At a time when it is common knowledge that the run-of-the-mill gate clerk job can be done by a machine as the truck rolls by at 40 miles per hour, and directly after a negotiating session where the employers were trying to capitalize on this fact, this seems an odd concept to bring up.
The underlying stength of any contract is its jurisdictional claim. The underlying stength of the whole ILWU presence on the Pacific Coast is the one Coastwise contract agreement.

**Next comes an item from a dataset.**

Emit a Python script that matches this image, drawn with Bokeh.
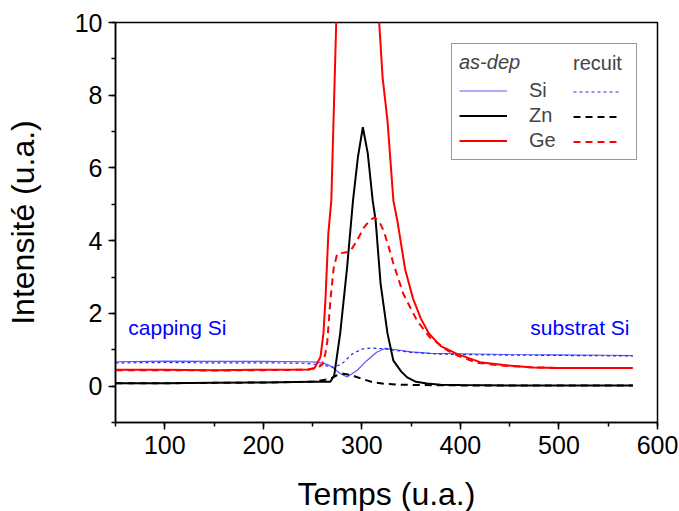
from bokeh.plotting import figure
from bokeh.models import (Legend, LegendItem, Label, SingleIntervalTicker)
from bokeh.embed import file_html
from bokeh.resources import INLINE

# ---------------- data ----------------
si_asdep_x = [50, 100, 150, 200, 240, 255, 265, 270, 278, 285, 295, 305, 315, 324, 335, 350, 370, 400, 450, 500, 550, 575]
si_asdep_y = [0.67, 0.69, 0.68, 0.68, 0.67, 0.66, 0.6, 0.52, 0.35, 0.25, 0.43, 0.7, 0.93, 1.04, 1.0, 0.94, 0.9, 0.89, 0.87, 0.86, 0.85, 0.84]

si_recuit_x = [50, 100, 150, 200, 240, 260, 272, 280, 290, 300, 310, 320, 335, 350, 380, 420, 470, 520, 575]
si_recuit_y = [0.64, 0.65, 0.64, 0.64, 0.63, 0.58, 0.52, 0.62, 0.88, 1.02, 1.05, 1.03, 0.98, 0.93, 0.88, 0.86, 0.85, 0.84, 0.83]

zn_asdep_x = [50, 100, 150, 200, 250, 268, 272, 278, 285, 291, 296, 301, 306, 311, 314, 319, 326, 332, 340, 346, 355, 366, 380, 400, 450, 500, 575]
zn_asdep_y = [0.08, 0.08, 0.09, 0.1, 0.12, 0.12, 0.3, 1.45, 3.26, 5.1, 6.3, 7.12, 6.4, 5.1, 4.55, 2.82, 1.45, 0.7, 0.4, 0.24, 0.12, 0.07, 0.04, 0.03, 0.02, 0.02, 0.02]

zn_recuit_x = [50, 100, 150, 200, 250, 268, 275, 281, 290, 300, 312, 325, 340, 360, 400, 575]
zn_recuit_y = [0.08, 0.08, 0.09, 0.1, 0.12, 0.2, 0.3, 0.34, 0.3, 0.2, 0.1, 0.06, 0.04, 0.03, 0.02, 0.02]

ge_asdep_x = [50, 100, 150, 200, 245, 252, 258, 261, 263, 266, 269, 274, 285, 295, 305, 317.6, 321, 326, 332, 336, 344, 352, 360, 368, 380, 397, 420, 448, 474, 500, 575]
ge_asdep_y = [0.45, 0.45, 0.44, 0.45, 0.46, 0.5, 0.8, 1.45, 2.35, 4.2, 5.1, 10, 14, 16, 14, 10, 8.5, 7.3, 5.1, 4.55, 3.2, 2.4, 1.85, 1.45, 1.1, 0.88, 0.66, 0.57, 0.51, 0.5, 0.5]

ge_recuit_x = [50, 100, 150, 200, 245, 255, 260, 263, 265, 268, 271.5, 275, 288, 295, 302, 308, 313, 318, 322, 327, 332, 342, 356, 369, 387, 397, 416, 440, 472, 500, 575]
ge_recuit_y = [0.44, 0.44, 0.43, 0.44, 0.45, 0.5, 0.6, 0.9, 1.25, 2.35, 3.27, 3.64, 3.7, 4.0, 4.36, 4.56, 4.64, 4.5, 4.28, 3.85, 3.37, 2.54, 1.8, 1.34, 0.98, 0.84, 0.65, 0.57, 0.52, 0.5, 0.5]

series_names = ["Si", "Zn", "Ge"]
x_label = "Temps (u.a.)"
y_label = "Intensité (u.a.)"
legend_titles = ["as-dep", "recuit"]
annot_left = "capping Si"
annot_right = "substrat Si"

FONT = "Liberation Sans"

p = figure(frame_width=542, frame_height=400, x_range=(50, 600), y_range=(-1, 10),
           output_backend="svg", toolbar_location=None,
           min_border_left=115, min_border_top=22, min_border_right=22, min_border_bottom=88)

p.xgrid.visible = False
p.ygrid.visible = False
p.outline_line_color = "black"
p.outline_line_width = 1.5
p.background_fill_color = "white"
p.border_fill_color = "white"

p.xaxis.ticker = SingleIntervalTicker(interval=100, num_minor_ticks=2)
p.yaxis.ticker = SingleIntervalTicker(interval=2, num_minor_ticks=2)
for ax in (p.xaxis[0], p.yaxis[0]):
    ax.axis_line_width = 1.5
    ax.axis_line_color = "black"
    ax.major_tick_line_width = 1.5
    ax.minor_tick_line_width = 1.5
    ax.major_tick_in = 0
    ax.major_tick_out = 7
    ax.minor_tick_in = 0
    ax.minor_tick_out = 4
    ax.major_label_text_font = FONT
    ax.major_label_text_font_size = "25px"
    ax.major_label_text_color = "black"
    ax.axis_label_text_font = FONT
    ax.axis_label_text_font_size = "32px"
    ax.axis_label_text_font_style = "normal"
    ax.axis_label_text_color = "black"
p.xaxis.axis_label = x_label
p.yaxis.axis_label = y_label
p.xaxis.major_label_standoff = 6
p.yaxis.major_label_standoff = 6
p.xaxis.axis_label_standoff = 19
p.yaxis.axis_label_standoff = 31

r_si_a = p.line(si_asdep_x, si_asdep_y, line_color="#5a5aff", line_width=1.2)
r_si_r = p.line(si_recuit_x, si_recuit_y, line_color="#2626ff", line_width=1.2, line_dash="3 3")
r_zn_a = p.line(zn_asdep_x, zn_asdep_y, line_color="black", line_width=2)
r_zn_r = p.line(zn_recuit_x, zn_recuit_y, line_color="black", line_width=2, line_dash="7 5")
r_ge_a = p.line(ge_asdep_x, ge_asdep_y, line_color="#ff0000", line_width=2)
r_ge_r = p.line(ge_recuit_x, ge_recuit_y, line_color="#ff0000", line_width=2, line_dash="7 5")

p.add_layout(Label(x=63, y=1.61, text=annot_left, text_color="#0000ff", text_font=FONT,
                   text_font_size="21px", text_baseline="middle", text_align="left"))
p.add_layout(Label(x=571.6, y=1.61, text=annot_right, text_color="#0000ff", text_font=FONT,
                   text_font_size="21px", text_baseline="middle", text_align="right"))

common = dict(label_text_font=FONT, label_text_font_size="20px", title_text_font=FONT,
              title_text_font_size="20px", glyph_width=48, glyph_height=23, label_height=23,
              spacing=2, padding=7, title_standoff=5, margin=0)

leg1 = Legend(items=[LegendItem(label=series_names[0], renderers=[r_si_a]),
                     LegendItem(label=series_names[1], renderers=[r_zn_a]),
                     LegendItem(label=series_names[2], renderers=[r_ge_a])],
              title=legend_titles[0], title_text_font_style="italic",
              label_standoff=22, label_width=100, location=(336, 262),
              border_line_color="#333333", border_line_width=1.5,
              background_fill_color="white", background_fill_alpha=1.0, **common)
leg2 = Legend(items=[LegendItem(label=" ", renderers=[r_si_r]),
                     LegendItem(label=" ", renderers=[r_zn_r]),
                     LegendItem(label=" ", renderers=[r_ge_r])],
              title=legend_titles[1], title_text_font_style="normal",
              label_standoff=0, label_width=1, location=(451, 262),
              border_line_alpha=0, background_fill_alpha=0, **common)
p.add_layout(leg1, "center")
p.add_layout(leg2, "center")

open("out.html", "w").write(file_html(p, INLINE))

Clerk and boss jurisdiction is entirely dependant on longshoremens jurisdiction
Any idea of somehow further splintering that arrangement should be coming from the employers, the folks who would so obviously benefit by such an effort.

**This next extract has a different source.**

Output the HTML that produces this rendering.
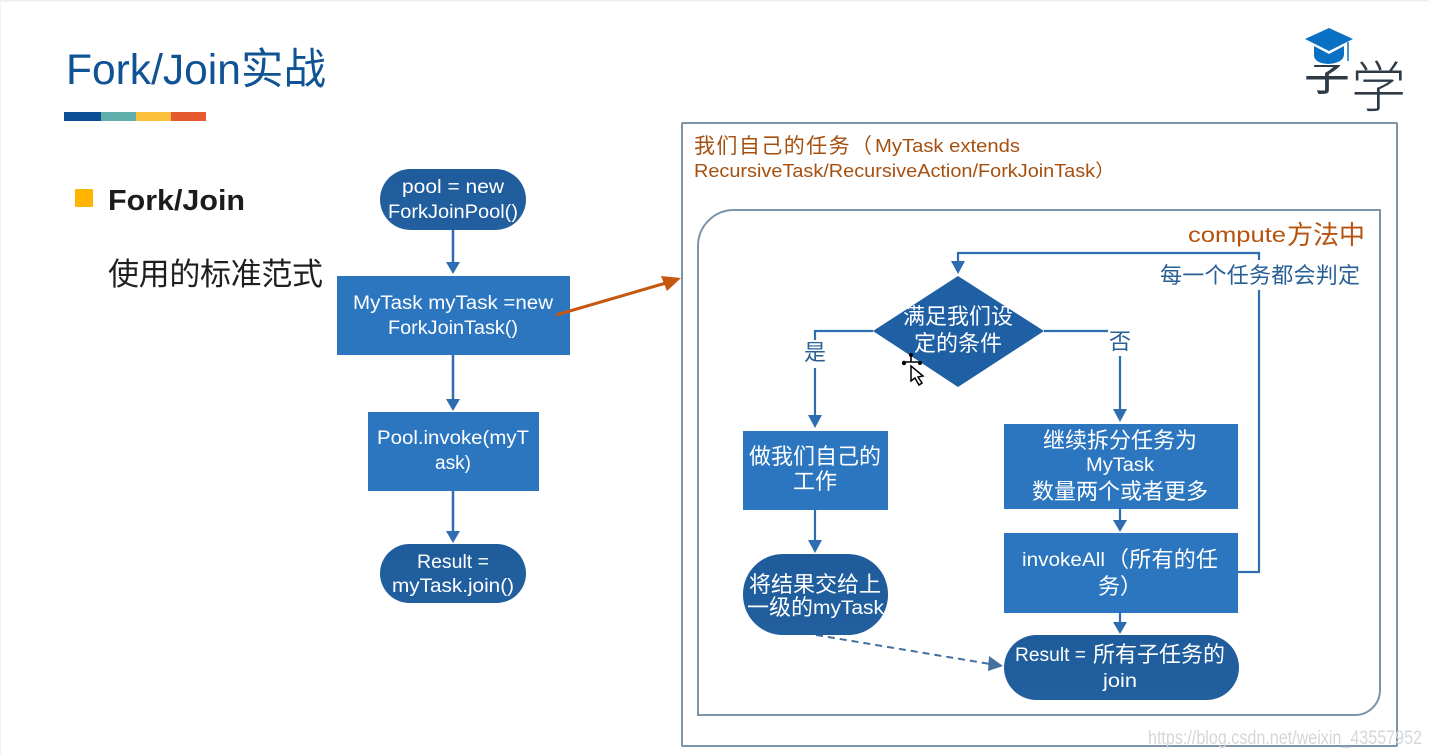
<!DOCTYPE html>
<html><head><meta charset="utf-8">
<style>
html,body{margin:0;padding:0;background:#fff;width:1429px;height:755px;overflow:hidden}
svg{display:block;filter:blur(0.35px)}
text{font-family:"Liberation Sans","Noto Sans CJK SC",sans-serif}
.w{fill:#fff;font-size:19px}
.z{fill:#fff;font-size:22px}
.c{text-anchor:middle}
.o{fill:#a5500f;font-size:18px}
.b{fill:#2a5f96;font-size:22px}
</style></head><body>
<svg width="1429" height="755" viewBox="0 0 1429 755" xmlns="http://www.w3.org/2000/svg">
<defs>
<linearGradient id="p" x1="0" y1="0" x2="0" y2="1"><stop offset="0" stop-color="#1f5c9b"/><stop offset="1" stop-color="#225f9f"/></linearGradient>
</defs>
<rect width="1429" height="755" fill="#fff"/>
<rect width="1429" height="1.5" fill="#e9eef4"/>
<rect width="1" height="755" fill="#f1f3f6"/>

<text x="66" y="84" font-size="43" fill="#0f5394" textLength="260" lengthAdjust="spacingAndGlyphs">Fork/Join实战</text>
<rect x="64" y="112" width="37" height="9" fill="#0b4f96"/>
<rect x="101" y="112" width="35" height="9" fill="#5fb0ac"/>
<rect x="136" y="112" width="35" height="9" fill="#fdc03c"/>
<rect x="171" y="112" width="35" height="9" fill="#e7592f"/>

<rect x="75" y="189" width="18" height="18" rx="1" fill="#ffb400"/>
<text x="108" y="210" font-size="29" font-weight="700" fill="#1c1c1c" textLength="137" lengthAdjust="spacingAndGlyphs">Fork/Join</text>
<text x="108" y="285" font-size="31" fill="#1f1f1f" textLength="215" lengthAdjust="spacing">使用的标准范式</text>

<!-- logo -->
<text x="1303" y="90" font-size="48" fill="#2e3b47">字</text>
<rect x="1300" y="24" width="54" height="41" fill="#fff"/>
<text x="1351" y="107" font-size="55" font-weight="300" fill="#2e3b47">学</text>
<path d="M1314 46v9q0 8 14 9q15-1 16-9v-9l-15 8z" fill="#0a70c4"/>
<path d="M1329 28l24 11-24 12-24-12z" fill="#0a70c4"/>
<path d="M1348 42v19" stroke="#0a70c4" stroke-width="1.5"/>

<!-- left flow -->
<g stroke="#2e6db0" stroke-width="2.5" fill="none">
<path d="M453 230v34M453 355v46M453 491v42"/>
</g>
<g fill="#2e6db0">
<path d="M446 262h14l-7 12z"/><path d="M446 399h14l-7 12z"/><path d="M446 531h14l-7 12z"/>
</g>
<rect x="380" y="169" width="146" height="61" rx="30.5" fill="url(#p)"/>
<rect x="337" y="276" width="233" height="79" fill="#2c76c0"/>
<rect x="368" y="412" width="171" height="79" fill="#2c76c0"/>
<rect x="380" y="544" width="146" height="59" rx="29.5" fill="url(#p)"/>
<text class="w c" x="453" y="193" textLength="102" lengthAdjust="spacingAndGlyphs">pool = new</text>
<text class="w c" x="453" y="218" textLength="130" lengthAdjust="spacingAndGlyphs">ForkJoinPool()</text>
<text class="w c" x="453" y="309" textLength="200" lengthAdjust="spacingAndGlyphs">MyTask myTask =new</text>
<text class="w c" x="453" y="334" textLength="130" lengthAdjust="spacingAndGlyphs">ForkJoinTask()</text>
<text class="w c" x="453" y="444" textLength="152" lengthAdjust="spacingAndGlyphs">Pool.invoke(myT</text>
<text class="w c" x="453" y="469" textLength="36" lengthAdjust="spacingAndGlyphs">ask)</text>
<text class="w c" x="453" y="568" textLength="72" lengthAdjust="spacingAndGlyphs">Result =</text>
<text class="w c" x="453" y="592" textLength="122" lengthAdjust="spacingAndGlyphs">myTask.join()</text>

<!-- outer box -->
<rect x="682" y="123" width="715" height="623" fill="#fff" stroke="#7d93a8" stroke-width="2" rx="1"/>

<!-- orange arrow -->
<path d="M556 315L666 283" stroke="#c5570f" stroke-width="3" fill="none"/>
<path d="M661 276L681 278 667 291z" fill="#c5570f"/>

<text x="694" y="153" font-size="21" fill="#a5500f" textLength="178" lengthAdjust="spacing">我们自己的任务（</text>
<text class="o" x="875" y="152" textLength="145" lengthAdjust="spacingAndGlyphs">MyTask extends</text>
<text class="o" x="694" y="177" textLength="421" lengthAdjust="spacingAndGlyphs">RecursiveTask/RecursiveAction/ForkJoinTask）</text>

<!-- inner box -->
<path d="M734 210H1380V690a25 25 0 0 1-25 25H698V246a36 36 0 0 1 36-36z" fill="#fff" stroke="#7d93a8" stroke-width="2"/>
<text x="1188" y="242" font-size="21" fill="#b5530e" textLength="98" lengthAdjust="spacingAndGlyphs">compute</text>
<text x="1287" y="244" font-size="26" fill="#b5530e" textLength="78" lengthAdjust="spacing">方法中</text>

<!-- right flow connectors -->
<g stroke="#2e6db0" stroke-width="2.2" fill="none">
<path d="M1238 572H1259V253H958V264"/>
<path d="M873 331H815V340M815 368V418"/>
<path d="M1044 331H1108M1120 356V412"/>
<path d="M815 510V543M1120 509V522M1120 613V624"/>
</g>
<rect x="1155" y="260" width="208" height="30" fill="#fff"/>
<text class="b" x="1160" y="283" textLength="200" lengthAdjust="spacing">每一个任务都会判定</text>
<g fill="#2e6db0">
<path d="M951 261h14l-7 13z"/>
<path d="M808 415h14l-7 13z"/>
<path d="M1113 409h14l-7 13z"/>
<path d="M808 540h14l-7 13z"/>
<path d="M1113 520h14l-7 12z"/>
<path d="M1113 622h14l-7 12z"/>
</g>
<path d="M816 635L990 664" stroke="#44709f" stroke-width="2" stroke-dasharray="7 5" fill="none"/>
<path d="M989 656L1003 666 988 671z" fill="#44709f"/>

<polygon points="958,276 1044,331 958,387 873,331" fill="#1f5fa3"/>
<rect x="743" y="431" width="145" height="79" fill="#2c76c0"/>
<rect x="743" y="554" width="145" height="81" rx="40" fill="url(#p)"/>
<rect x="1004" y="424" width="234" height="85" fill="#2c76c0"/>
<rect x="1004" y="533" width="234" height="80" fill="#2c76c0"/>
<rect x="1004" y="635" width="235" height="65" rx="32.5" fill="url(#p)"/>

<text class="z c" x="958" y="324">满足我们设</text>
<text class="z c" x="958" y="351">定的条件</text>
<text class="b c" x="815" y="360">是</text>
<text class="b c" x="1120" y="349">否</text>
<text class="z c" x="815" y="464">做我们自己的</text>
<text class="z c" x="815" y="489">工作</text>
<text class="z c" x="815" y="592">将结果交给上</text>
<text class="z" x="747" y="615">一级的</text>
<text class="w" x="813" y="614" textLength="71" lengthAdjust="spacingAndGlyphs">myTask</text>
<text class="z c" x="1120" y="448">继续拆分任务为</text>
<text class="w c" x="1120" y="471" textLength="68" lengthAdjust="spacingAndGlyphs">MyTask</text>
<text class="z c" x="1120" y="499">数量两个或者更多</text>
<text class="w" x="1022" y="566" textLength="83" lengthAdjust="spacingAndGlyphs">invokeAll</text>
<text class="z" x="1107" y="567" textLength="111" lengthAdjust="spacing">（所有的任</text>
<text class="z" x="1098" y="594">务）</text>
<text class="w" x="1015" y="661" textLength="71" lengthAdjust="spacingAndGlyphs">Result =</text>
<text class="z" x="1093" y="662" textLength="132" lengthAdjust="spacing">所有子任务的</text>
<text class="w c" x="1120" y="687" textLength="34" lengthAdjust="spacingAndGlyphs">join</text>

<!-- cursor -->
<path d="M911 366l0 15 4-3 4 7 3-2-4-6 5-1z" fill="#fff" stroke="#000" stroke-width="1.5"/>
<path d="M911 356v6M905 362h14" stroke="#000" stroke-width="1.6"/>
<g fill="#000"><circle cx="911" cy="355" r="2"/><circle cx="904" cy="363" r="2.2"/><circle cx="920" cy="363" r="2"/></g>

<!-- watermark -->
<text x="1148" y="744" font-size="19" fill="#d4d6d9" textLength="274" lengthAdjust="spacingAndGlyphs">https://blog.csdn.net/weixin_43557952</text>
</svg>
</body></html>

Separate the Longshore Division into entities that would then have the opportunity to sell each other out, and what do you think would happen?

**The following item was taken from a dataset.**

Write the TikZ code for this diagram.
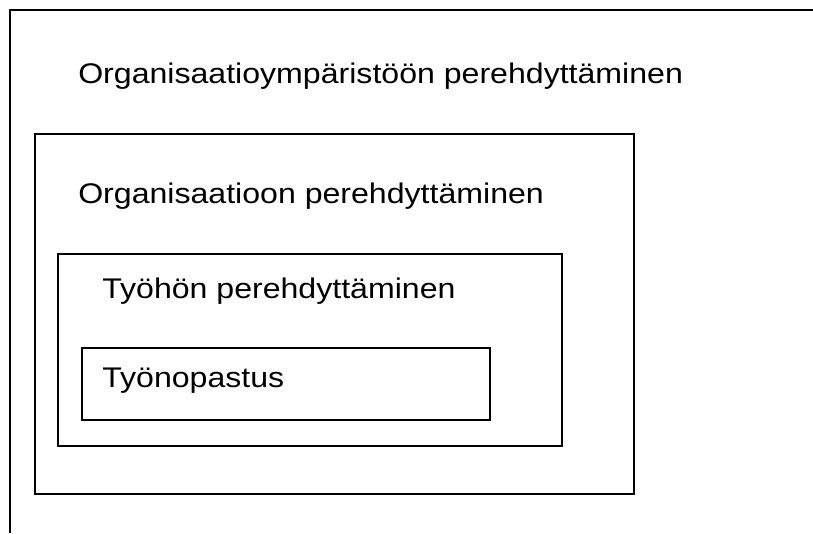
\documentclass[tikz,border=0pt]{standalone}
\usepackage{fontspec}
\setmainfont{Liberation Sans}[FakeStretch=1.13]
\usepackage{tikz}
\usetikzlibrary{positioning}

\begin{document}
\begin{tikzpicture}[
    x=0.75pt, y=-0.75pt,
    frame/.style={draw, line width=1.2pt},
    boxtitle/.style={anchor=base west, inner sep=0, font=\fontsize{21.3}{25}\selectfont}]
\useasboundingbox (0,0) rectangle (813,533);

% nested frames
\path[frame] (10,533) -- (10,10) -- (813,10);
\path[frame] (35,134) rectangle (634,494);
\path[frame] (58,254) rectangle (562,446);
\path[frame] (82,348) rectangle (490,420);

\node[boxtitle] (envtitle)  at (78,83)   {Organisaatioympäristöön perehdyttäminen};
\node[boxtitle] (orgtitle)  at (78,203)  {Organisaatioon perehdyttäminen};
\node[boxtitle] (worktitle) at (102,298) {Työhön perehdyttäminen};
\node[boxtitle] (guidetitle) at (102,387) {Työnopastus};

\end{tikzpicture}
\end{document}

As a hint you might consider that the clerks, who comprise roughly 14% of the Division membership, somehow manage to take home roughly 28% of the wages generated by their common contract with the longies. (This might make some of those at the upper end of this food-for-thought-chain consider the SURVIVAL implications of an honest effort towards parity in that common contract with those on whose backs they ride so luxuriously)
frats,
ole
ps. So long as ANY skill rate in the Division; longshore, clerk or boss, is based on a % of the basic wage, someone is riding on the back of the lowest paid brother or sister in the system. An injury to one ... better not keep him from carrying ME?